The recipe for western interference

The West would like to see Lukashenko bite the dust in these elections and it has done a great deal towards this end. The imperialists’ recipe has had results in the past – in the year 2000 in Yugoslavia, 2003 in Georgia and 2004 in the Ukraine.

This is the method it uses:

1. Declare in advance that the election results will be falsified.

2. Set up and fund an opposition movement that will look to the streets for support. In Belarus it is called Zubr (The Trident).

3. Announce one’s own election results on the basis of ‘exit polls’ and declare the election void. (On 26 February, the Belarusian police found at the office of the NGO called Partnerstvo exit poll forms intended for use as voters left polling booths. The NGO intended to use them as a basis for claiming the elections had been rigged and the ‘desired’ results had been fixed in advance: Milinkevich (the candidate favoured by the west) 53.7 percent, and Lukashenko (the President) 41.3 percent. However, we now know the real result: 82 percent for Lukashenko.)

4. Mobilise a mass of young people with the aid of rock concerts, picnics and free gifts. Block official buildings and take parliament by storm.

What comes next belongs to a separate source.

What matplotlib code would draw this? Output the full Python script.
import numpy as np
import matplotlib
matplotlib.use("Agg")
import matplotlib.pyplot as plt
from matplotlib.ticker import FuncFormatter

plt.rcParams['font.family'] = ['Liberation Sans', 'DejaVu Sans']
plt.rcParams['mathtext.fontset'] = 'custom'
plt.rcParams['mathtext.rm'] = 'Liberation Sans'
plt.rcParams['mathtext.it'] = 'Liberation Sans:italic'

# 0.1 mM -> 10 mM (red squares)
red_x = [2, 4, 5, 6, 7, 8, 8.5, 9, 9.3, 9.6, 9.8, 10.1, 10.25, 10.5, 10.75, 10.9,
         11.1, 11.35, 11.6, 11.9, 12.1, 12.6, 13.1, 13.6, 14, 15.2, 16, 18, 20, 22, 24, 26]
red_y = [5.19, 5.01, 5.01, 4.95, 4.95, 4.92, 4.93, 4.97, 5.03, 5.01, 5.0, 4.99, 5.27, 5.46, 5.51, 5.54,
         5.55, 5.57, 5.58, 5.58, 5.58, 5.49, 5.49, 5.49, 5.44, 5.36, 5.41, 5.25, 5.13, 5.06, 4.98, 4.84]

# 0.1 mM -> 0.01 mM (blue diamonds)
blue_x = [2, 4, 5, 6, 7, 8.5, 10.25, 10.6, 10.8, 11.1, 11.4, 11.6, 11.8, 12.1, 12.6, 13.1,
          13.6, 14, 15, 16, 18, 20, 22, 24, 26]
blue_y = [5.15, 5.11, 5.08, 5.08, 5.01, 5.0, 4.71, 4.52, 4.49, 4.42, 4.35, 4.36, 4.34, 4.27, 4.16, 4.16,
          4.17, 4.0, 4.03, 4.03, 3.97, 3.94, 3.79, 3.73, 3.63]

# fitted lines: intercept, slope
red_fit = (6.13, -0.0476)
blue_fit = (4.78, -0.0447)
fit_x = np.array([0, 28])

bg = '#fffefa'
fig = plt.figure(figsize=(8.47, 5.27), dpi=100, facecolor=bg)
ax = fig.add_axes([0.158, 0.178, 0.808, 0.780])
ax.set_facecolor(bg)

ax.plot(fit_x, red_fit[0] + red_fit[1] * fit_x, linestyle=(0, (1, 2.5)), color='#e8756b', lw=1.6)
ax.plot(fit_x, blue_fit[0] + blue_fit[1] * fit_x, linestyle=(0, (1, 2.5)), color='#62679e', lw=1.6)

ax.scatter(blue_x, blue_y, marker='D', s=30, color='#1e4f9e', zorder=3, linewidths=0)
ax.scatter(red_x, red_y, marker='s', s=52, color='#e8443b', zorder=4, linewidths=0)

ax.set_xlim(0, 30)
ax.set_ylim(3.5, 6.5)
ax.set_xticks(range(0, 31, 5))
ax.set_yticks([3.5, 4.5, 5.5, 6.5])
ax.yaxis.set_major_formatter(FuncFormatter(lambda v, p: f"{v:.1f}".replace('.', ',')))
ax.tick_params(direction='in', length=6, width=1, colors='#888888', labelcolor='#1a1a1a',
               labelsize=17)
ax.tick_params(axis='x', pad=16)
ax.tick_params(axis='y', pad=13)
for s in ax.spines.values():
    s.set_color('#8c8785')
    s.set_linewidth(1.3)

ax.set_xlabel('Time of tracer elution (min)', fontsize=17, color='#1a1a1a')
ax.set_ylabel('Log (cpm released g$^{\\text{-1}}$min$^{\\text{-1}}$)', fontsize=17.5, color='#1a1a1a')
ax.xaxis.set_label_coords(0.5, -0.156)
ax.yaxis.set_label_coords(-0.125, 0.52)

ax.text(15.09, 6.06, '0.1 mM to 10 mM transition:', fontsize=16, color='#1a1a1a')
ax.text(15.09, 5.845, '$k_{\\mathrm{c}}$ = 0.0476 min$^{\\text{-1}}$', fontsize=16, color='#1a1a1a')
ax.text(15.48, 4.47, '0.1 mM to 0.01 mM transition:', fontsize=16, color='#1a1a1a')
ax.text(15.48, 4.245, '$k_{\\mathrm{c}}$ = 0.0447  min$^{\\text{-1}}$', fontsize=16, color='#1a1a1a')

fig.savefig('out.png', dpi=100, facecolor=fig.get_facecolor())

In the last 18 months, the EU has passed six resolutions against Belarus. The spokesman of the EU, Severin, was already saying three months ago: “The 19 March elections will not conducted freely or loyally.” The Belgian foreign minister, Karel de Gucht, demanded that Belarus invite observers from the Organisation for Security and Collaboration in Europe (OSCE), an organisation that played a major role in the Ukrainian and Georgian elections, both of which brought pro-western governments to power.

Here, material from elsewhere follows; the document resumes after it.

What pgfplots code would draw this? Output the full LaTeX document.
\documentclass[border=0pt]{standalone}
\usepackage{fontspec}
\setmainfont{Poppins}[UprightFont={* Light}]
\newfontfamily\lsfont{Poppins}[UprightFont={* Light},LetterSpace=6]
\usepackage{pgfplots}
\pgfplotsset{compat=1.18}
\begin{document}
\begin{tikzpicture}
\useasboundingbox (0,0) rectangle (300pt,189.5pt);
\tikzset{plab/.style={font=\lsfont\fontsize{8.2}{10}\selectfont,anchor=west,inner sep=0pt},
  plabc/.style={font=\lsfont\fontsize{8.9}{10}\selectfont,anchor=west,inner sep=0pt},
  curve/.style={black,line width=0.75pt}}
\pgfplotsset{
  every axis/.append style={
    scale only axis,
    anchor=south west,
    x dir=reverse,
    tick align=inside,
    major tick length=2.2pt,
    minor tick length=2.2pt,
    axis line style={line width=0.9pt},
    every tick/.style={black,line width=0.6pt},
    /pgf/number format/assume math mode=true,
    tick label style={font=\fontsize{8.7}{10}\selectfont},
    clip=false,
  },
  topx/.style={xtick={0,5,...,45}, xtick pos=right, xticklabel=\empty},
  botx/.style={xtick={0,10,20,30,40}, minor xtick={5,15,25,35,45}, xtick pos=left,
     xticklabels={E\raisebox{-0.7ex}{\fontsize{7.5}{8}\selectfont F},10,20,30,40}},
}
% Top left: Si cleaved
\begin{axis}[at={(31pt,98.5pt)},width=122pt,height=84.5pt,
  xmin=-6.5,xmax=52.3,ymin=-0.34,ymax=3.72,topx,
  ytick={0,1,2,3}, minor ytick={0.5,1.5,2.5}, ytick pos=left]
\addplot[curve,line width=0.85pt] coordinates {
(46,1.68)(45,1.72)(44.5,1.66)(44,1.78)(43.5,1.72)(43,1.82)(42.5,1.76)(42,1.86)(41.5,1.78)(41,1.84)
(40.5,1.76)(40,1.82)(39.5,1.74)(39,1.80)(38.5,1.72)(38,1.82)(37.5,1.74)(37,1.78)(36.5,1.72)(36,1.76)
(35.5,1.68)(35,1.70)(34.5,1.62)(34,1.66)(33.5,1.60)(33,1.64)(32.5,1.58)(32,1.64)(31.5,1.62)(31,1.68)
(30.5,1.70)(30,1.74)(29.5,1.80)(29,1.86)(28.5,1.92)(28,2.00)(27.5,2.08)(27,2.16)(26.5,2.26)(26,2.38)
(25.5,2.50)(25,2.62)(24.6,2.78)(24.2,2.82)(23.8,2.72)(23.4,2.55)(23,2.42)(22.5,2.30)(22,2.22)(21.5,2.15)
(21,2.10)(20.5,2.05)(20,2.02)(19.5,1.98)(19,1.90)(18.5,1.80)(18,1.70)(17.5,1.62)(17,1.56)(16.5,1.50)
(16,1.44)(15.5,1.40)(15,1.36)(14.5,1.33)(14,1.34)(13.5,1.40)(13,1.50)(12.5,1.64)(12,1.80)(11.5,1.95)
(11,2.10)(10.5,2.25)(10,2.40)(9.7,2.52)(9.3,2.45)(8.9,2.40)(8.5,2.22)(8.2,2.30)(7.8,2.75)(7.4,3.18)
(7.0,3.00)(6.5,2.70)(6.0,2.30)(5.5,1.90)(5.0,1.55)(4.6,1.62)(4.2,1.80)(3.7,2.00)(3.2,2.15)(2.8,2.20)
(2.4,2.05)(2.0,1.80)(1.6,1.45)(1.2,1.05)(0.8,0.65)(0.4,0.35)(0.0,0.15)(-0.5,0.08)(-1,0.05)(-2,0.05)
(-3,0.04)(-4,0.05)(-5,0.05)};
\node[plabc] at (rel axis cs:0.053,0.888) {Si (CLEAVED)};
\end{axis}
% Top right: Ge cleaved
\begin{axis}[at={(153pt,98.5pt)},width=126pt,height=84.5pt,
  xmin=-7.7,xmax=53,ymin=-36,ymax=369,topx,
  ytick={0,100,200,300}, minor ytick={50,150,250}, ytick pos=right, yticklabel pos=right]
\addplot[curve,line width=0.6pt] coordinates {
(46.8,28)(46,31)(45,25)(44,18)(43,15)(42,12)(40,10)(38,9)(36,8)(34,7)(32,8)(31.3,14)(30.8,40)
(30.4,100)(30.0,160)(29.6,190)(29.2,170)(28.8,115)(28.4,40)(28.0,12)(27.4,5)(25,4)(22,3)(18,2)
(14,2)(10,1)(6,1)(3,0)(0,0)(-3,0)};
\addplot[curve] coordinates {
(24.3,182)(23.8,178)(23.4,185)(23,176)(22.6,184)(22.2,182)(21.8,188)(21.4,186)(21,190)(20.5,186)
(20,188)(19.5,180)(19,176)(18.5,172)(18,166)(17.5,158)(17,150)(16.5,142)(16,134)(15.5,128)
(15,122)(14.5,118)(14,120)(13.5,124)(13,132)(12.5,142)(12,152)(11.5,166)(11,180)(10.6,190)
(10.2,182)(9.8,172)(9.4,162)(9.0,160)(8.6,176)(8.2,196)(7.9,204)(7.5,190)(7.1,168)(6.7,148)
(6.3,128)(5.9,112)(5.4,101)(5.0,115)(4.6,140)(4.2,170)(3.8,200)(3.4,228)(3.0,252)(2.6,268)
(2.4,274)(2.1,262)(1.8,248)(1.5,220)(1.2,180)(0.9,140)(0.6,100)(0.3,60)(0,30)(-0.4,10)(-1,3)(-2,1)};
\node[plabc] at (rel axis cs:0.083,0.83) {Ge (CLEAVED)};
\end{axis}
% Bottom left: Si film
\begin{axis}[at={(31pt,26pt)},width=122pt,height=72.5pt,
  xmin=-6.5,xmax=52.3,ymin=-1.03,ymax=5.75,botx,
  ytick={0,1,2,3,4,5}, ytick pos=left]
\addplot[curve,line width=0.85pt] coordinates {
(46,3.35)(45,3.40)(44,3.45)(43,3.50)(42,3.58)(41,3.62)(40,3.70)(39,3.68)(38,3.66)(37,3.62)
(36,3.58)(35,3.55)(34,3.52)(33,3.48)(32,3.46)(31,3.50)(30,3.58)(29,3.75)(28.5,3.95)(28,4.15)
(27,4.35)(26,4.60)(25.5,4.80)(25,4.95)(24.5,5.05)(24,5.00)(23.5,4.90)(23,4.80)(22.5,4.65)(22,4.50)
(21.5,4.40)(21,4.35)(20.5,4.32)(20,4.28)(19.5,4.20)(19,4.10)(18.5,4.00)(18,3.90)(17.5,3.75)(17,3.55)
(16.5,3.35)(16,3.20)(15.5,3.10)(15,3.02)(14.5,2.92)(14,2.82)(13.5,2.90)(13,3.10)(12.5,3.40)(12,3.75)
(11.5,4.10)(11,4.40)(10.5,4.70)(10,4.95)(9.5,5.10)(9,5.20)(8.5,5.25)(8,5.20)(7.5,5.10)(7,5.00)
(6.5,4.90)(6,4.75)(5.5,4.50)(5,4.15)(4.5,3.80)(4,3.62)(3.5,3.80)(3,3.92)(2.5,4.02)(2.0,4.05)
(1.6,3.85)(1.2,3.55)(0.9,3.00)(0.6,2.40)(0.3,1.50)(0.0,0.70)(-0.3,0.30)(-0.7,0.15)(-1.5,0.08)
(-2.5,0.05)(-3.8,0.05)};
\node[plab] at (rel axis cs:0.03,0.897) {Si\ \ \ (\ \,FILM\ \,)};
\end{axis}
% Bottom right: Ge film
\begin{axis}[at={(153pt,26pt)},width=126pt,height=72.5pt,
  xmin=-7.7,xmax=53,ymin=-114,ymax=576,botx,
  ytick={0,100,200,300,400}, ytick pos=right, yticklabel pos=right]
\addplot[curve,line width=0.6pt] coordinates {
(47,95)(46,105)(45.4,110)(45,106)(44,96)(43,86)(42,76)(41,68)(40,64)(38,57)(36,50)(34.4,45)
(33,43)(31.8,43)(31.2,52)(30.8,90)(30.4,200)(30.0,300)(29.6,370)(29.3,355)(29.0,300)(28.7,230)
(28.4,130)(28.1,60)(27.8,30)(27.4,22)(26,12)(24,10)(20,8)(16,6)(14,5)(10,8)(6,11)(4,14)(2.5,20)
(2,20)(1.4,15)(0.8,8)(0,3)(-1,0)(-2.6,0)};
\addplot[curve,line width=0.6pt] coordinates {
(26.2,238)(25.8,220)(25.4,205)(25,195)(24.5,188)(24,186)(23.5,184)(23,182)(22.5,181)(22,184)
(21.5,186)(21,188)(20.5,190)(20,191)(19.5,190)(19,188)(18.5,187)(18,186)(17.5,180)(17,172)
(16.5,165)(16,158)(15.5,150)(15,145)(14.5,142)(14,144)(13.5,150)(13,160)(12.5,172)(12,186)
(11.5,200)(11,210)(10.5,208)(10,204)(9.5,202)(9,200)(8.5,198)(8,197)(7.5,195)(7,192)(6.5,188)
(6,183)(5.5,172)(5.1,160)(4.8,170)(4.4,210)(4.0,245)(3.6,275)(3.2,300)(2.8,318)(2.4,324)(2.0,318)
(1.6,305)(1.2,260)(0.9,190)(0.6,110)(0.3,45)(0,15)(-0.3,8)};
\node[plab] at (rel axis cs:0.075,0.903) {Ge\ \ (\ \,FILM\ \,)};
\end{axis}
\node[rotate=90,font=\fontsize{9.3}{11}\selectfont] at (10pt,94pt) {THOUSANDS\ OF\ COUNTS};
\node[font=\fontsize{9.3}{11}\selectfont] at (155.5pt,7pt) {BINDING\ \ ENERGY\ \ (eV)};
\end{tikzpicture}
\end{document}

Another western initiative designed to support the Belarus opposition is the ‘Office for Democratic Belarus’, housed at No 3, La Place Petit-Sablon in Brussels and headed by Olga Stuchinskaya, who works with the NATO parliamentary assembly. On 10 February, this lady was officially welcomed to Washington by R Nicholas Burns, the joint secretary of state for foreign affairs. Since 26 February, one has been able to listen to Window to Europe, a daily one-hour radio show explicitly intended to influence the elections. At the same time, TV and the internet have been enlisted, with the aid of the Russian station RTV1 and Deutsche Welle. The operation has cost 2m euros, but it’s the European Commission that’s paying!